— begin —
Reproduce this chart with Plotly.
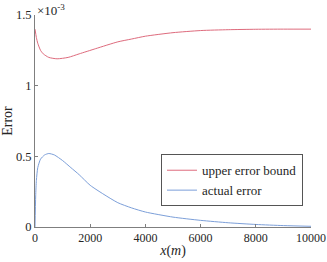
— end —
— begin —
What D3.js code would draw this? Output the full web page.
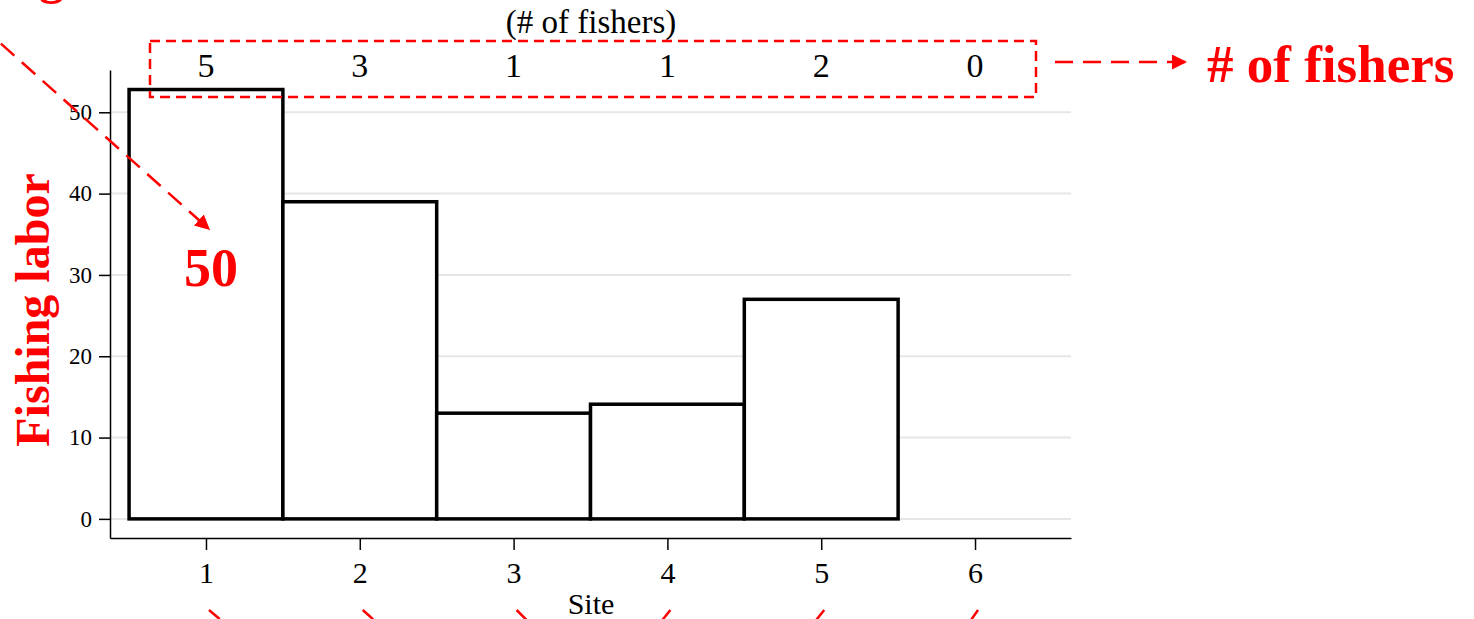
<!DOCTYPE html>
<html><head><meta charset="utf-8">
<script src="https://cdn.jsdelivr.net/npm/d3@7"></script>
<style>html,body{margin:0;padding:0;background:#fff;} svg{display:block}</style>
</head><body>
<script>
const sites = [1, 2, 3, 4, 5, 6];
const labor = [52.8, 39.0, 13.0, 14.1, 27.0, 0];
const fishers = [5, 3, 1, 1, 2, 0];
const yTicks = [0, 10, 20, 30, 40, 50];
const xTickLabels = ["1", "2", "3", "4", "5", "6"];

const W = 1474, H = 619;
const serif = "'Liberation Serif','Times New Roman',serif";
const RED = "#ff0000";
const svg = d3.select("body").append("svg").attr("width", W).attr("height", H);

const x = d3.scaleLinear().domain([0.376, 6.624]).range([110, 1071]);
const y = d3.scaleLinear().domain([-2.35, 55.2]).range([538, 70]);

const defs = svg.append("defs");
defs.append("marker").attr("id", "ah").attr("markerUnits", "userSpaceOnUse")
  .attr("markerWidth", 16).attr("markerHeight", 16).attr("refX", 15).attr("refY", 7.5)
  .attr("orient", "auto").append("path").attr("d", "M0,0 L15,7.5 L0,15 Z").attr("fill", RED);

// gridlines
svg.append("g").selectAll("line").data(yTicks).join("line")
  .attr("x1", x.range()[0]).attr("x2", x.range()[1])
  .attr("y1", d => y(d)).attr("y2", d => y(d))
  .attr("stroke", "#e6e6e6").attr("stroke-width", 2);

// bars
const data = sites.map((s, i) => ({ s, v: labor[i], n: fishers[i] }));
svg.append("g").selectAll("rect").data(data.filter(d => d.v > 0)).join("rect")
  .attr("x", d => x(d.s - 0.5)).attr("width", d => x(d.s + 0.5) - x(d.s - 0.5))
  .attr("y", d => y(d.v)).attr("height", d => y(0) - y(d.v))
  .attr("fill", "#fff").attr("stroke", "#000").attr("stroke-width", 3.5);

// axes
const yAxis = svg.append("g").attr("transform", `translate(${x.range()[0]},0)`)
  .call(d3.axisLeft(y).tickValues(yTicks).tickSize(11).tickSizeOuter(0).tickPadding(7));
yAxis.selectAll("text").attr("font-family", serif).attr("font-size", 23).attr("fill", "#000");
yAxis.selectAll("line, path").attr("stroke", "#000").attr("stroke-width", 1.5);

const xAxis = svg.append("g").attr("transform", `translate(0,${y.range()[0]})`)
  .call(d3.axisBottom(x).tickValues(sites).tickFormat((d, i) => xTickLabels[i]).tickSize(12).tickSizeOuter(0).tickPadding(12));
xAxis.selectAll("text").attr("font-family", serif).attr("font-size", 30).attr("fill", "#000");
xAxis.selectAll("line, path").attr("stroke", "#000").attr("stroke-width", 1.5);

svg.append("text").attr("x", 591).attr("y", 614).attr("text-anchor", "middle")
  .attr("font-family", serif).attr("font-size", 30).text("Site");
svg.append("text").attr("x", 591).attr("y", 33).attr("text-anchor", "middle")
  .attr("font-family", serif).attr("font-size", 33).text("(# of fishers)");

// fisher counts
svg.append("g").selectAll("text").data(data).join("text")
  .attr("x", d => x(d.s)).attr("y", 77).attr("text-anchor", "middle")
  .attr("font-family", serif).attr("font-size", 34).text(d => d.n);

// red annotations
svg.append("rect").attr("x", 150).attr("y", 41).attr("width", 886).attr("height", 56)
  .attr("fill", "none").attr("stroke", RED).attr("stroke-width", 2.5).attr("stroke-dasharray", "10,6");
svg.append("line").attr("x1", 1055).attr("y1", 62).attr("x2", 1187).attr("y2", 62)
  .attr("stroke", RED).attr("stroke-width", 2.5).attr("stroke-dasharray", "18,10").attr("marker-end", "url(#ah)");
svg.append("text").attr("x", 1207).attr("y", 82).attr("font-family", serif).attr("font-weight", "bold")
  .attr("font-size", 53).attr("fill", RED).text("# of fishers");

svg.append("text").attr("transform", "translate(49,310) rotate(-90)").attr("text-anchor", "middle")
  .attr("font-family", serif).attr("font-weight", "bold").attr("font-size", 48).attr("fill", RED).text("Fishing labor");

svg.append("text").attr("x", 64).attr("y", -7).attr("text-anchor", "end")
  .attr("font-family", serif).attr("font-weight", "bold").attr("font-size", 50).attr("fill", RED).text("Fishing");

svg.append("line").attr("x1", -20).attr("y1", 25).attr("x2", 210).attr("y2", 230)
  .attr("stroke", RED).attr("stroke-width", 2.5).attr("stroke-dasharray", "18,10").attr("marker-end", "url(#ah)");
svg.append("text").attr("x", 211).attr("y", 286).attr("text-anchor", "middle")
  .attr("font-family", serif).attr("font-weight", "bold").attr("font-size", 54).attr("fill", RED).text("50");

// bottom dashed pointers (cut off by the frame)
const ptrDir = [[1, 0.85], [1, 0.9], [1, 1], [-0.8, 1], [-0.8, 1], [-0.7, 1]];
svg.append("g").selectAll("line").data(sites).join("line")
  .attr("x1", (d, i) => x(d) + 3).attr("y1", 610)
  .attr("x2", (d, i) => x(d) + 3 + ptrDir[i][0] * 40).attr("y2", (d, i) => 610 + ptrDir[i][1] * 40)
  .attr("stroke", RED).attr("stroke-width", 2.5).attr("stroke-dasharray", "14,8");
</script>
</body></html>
— end —
— begin —
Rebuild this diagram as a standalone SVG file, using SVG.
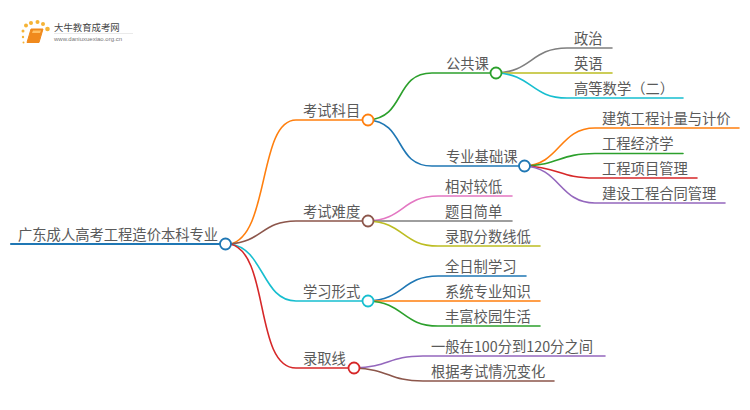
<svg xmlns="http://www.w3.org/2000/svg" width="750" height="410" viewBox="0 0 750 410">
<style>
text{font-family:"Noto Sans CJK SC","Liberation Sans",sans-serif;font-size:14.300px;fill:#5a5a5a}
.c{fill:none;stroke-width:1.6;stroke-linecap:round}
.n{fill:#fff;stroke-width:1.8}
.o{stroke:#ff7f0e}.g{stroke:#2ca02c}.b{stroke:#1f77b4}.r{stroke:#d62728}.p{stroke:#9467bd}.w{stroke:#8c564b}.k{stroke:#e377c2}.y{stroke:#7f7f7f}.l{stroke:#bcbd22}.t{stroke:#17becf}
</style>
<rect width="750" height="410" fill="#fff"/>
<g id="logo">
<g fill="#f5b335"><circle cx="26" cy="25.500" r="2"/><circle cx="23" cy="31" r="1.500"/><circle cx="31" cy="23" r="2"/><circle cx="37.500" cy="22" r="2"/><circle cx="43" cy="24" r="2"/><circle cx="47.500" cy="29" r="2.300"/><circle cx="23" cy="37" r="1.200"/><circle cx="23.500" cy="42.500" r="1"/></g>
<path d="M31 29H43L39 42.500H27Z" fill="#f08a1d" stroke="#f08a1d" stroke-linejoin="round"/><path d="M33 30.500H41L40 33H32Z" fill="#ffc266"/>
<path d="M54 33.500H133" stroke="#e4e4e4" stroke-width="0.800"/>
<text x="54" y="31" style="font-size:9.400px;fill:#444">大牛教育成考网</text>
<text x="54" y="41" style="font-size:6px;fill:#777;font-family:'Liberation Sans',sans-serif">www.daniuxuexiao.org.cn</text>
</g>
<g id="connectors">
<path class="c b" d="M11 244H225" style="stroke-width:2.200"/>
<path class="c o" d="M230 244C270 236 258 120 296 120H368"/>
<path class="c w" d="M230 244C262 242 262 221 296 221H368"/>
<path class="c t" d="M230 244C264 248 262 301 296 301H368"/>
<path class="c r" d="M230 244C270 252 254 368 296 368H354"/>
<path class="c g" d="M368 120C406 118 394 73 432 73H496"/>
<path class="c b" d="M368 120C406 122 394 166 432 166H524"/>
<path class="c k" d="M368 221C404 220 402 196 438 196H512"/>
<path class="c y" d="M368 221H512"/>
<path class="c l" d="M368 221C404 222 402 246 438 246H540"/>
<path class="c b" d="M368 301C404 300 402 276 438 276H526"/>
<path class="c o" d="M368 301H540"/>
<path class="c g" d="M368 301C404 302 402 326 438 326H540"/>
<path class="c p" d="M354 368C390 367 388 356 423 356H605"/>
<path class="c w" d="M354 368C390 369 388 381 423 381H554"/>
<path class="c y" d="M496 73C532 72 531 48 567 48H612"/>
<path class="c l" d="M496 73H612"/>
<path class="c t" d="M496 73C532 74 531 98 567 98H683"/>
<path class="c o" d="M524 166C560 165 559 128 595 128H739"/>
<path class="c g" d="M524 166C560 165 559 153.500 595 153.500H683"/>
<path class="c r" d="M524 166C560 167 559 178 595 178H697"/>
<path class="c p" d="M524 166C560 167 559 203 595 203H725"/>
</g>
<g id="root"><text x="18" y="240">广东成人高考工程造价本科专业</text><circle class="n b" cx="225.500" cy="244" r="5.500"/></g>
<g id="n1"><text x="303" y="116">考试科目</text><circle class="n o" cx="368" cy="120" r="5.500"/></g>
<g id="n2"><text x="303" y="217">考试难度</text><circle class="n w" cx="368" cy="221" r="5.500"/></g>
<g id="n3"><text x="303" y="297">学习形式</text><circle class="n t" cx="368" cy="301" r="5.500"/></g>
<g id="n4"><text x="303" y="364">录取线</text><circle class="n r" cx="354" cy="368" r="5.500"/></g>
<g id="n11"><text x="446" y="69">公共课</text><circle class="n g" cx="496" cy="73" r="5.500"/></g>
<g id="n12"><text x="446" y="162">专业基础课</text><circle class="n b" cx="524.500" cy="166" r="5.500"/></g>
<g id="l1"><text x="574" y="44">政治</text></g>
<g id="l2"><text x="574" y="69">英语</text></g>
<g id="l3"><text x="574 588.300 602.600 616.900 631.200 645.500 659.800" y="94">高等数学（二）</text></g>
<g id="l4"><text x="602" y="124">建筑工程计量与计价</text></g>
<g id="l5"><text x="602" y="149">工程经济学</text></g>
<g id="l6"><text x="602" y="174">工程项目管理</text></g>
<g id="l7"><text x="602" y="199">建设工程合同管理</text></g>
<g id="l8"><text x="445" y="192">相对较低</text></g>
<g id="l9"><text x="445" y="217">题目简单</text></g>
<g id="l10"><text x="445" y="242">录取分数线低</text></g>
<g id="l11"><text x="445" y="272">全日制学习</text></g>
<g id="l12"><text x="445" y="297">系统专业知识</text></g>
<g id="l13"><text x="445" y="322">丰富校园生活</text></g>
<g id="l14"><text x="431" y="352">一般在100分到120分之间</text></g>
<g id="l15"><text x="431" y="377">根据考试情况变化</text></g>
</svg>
— end —
Objective —
Keep only the lines that hold the string "this", and copy them out.

Answer to the task —
Reproduce this chart with Plotly.
What D3.js code would draw this? Output the full web page.
Rebuild this diagram as a standalone SVG file, using SVG.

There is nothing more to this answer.